MATERIAL:
★ ★ ★
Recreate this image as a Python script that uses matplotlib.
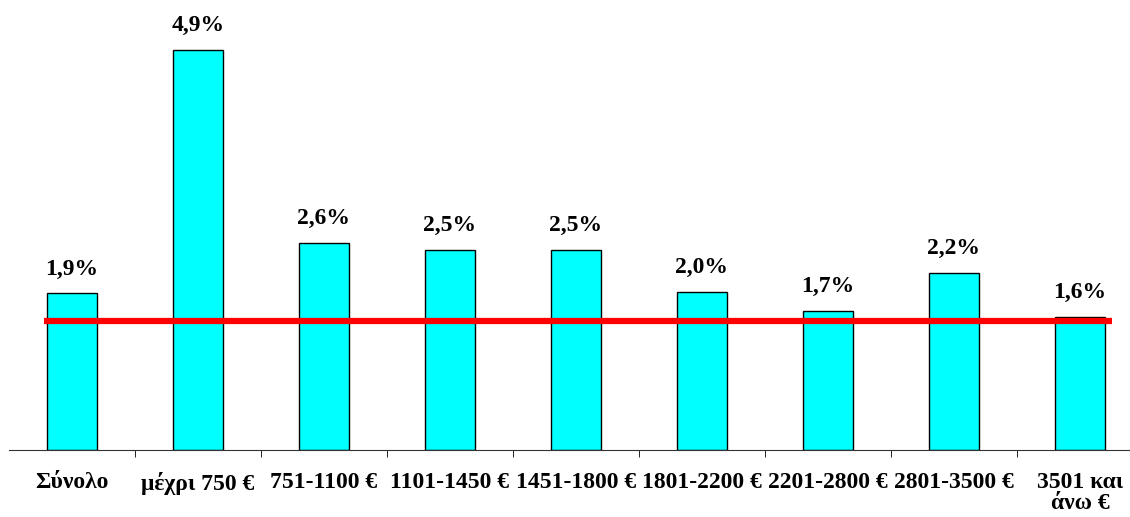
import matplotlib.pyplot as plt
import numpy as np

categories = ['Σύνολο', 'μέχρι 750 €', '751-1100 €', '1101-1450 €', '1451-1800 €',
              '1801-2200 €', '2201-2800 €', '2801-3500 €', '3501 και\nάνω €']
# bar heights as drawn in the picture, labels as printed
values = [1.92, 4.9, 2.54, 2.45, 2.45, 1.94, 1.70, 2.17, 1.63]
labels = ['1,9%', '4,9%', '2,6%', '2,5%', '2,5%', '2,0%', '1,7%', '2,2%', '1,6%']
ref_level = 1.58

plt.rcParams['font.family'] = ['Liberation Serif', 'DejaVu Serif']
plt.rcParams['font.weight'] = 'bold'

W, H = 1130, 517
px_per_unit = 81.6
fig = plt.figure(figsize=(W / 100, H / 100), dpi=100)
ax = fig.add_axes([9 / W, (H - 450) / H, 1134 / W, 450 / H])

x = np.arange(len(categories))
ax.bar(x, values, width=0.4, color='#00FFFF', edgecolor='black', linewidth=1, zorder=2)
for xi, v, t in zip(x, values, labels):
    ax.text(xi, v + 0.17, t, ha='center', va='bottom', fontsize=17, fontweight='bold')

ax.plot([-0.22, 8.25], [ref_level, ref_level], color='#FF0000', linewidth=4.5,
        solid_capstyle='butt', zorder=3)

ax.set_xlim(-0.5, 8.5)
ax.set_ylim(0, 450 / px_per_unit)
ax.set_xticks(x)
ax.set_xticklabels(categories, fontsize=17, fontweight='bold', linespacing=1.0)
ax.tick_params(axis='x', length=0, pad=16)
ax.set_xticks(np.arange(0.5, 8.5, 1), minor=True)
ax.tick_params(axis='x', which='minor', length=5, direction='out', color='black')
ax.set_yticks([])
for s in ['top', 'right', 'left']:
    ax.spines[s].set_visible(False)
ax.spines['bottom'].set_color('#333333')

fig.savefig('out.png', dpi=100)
★ ★ ★
GOAL:
Copy the whole listing above word for word but do not carry over the pictures.

TASK RESPONSE:
Recreate this image as a Python script that uses matplotlib.
import matplotlib.pyplot as plt
import numpy as np

categories = ['Σύνολο', 'μέχρι 750 €', '751-1100 €', '1101-1450 €', '1451-1800 €',
              '1801-2200 €', '2201-2800 €', '2801-3500 €', '3501 και\nάνω €']
# bar heights as drawn in the picture, labels as printed
values = [1.92, 4.9, 2.54, 2.45, 2.45, 1.94, 1.70, 2.17, 1.63]
labels = ['1,9%', '4,9%', '2,6%', '2,5%', '2,5%', '2,0%', '1,7%', '2,2%', '1,6%']
ref_level = 1.58

plt.rcParams['font.family'] = ['Liberation Serif', 'DejaVu Serif']
plt.rcParams['font.weight'] = 'bold'

W, H = 1130, 517
px_per_unit = 81.6
fig = plt.figure(figsize=(W / 100, H / 100), dpi=100)
ax = fig.add_axes([9 / W, (H - 450) / H, 1134 / W, 450 / H])

x = np.arange(len(categories))
ax.bar(x, values, width=0.4, color='#00FFFF', edgecolor='black', linewidth=1, zorder=2)
for xi, v, t in zip(x, values, labels):
    ax.text(xi, v + 0.17, t, ha='center', va='bottom', fontsize=17, fontweight='bold')

ax.plot([-0.22, 8.25], [ref_level, ref_level], color='#FF0000', linewidth=4.5,
        solid_capstyle='butt', zorder=3)

ax.set_xlim(-0.5, 8.5)
ax.set_ylim(0, 450 / px_per_unit)
ax.set_xticks(x)
ax.set_xticklabels(categories, fontsize=17, fontweight='bold', linespacing=1.0)
ax.tick_params(axis='x', length=0, pad=16)
ax.set_xticks(np.arange(0.5, 8.5, 1), minor=True)
ax.tick_params(axis='x', which='minor', length=5, direction='out', color='black')
ax.set_yticks([])
for s in ['top', 'right', 'left']:
    ax.spines[s].set_visible(False)
ax.spines['bottom'].set_color('#333333')

fig.savefig('out.png', dpi=100)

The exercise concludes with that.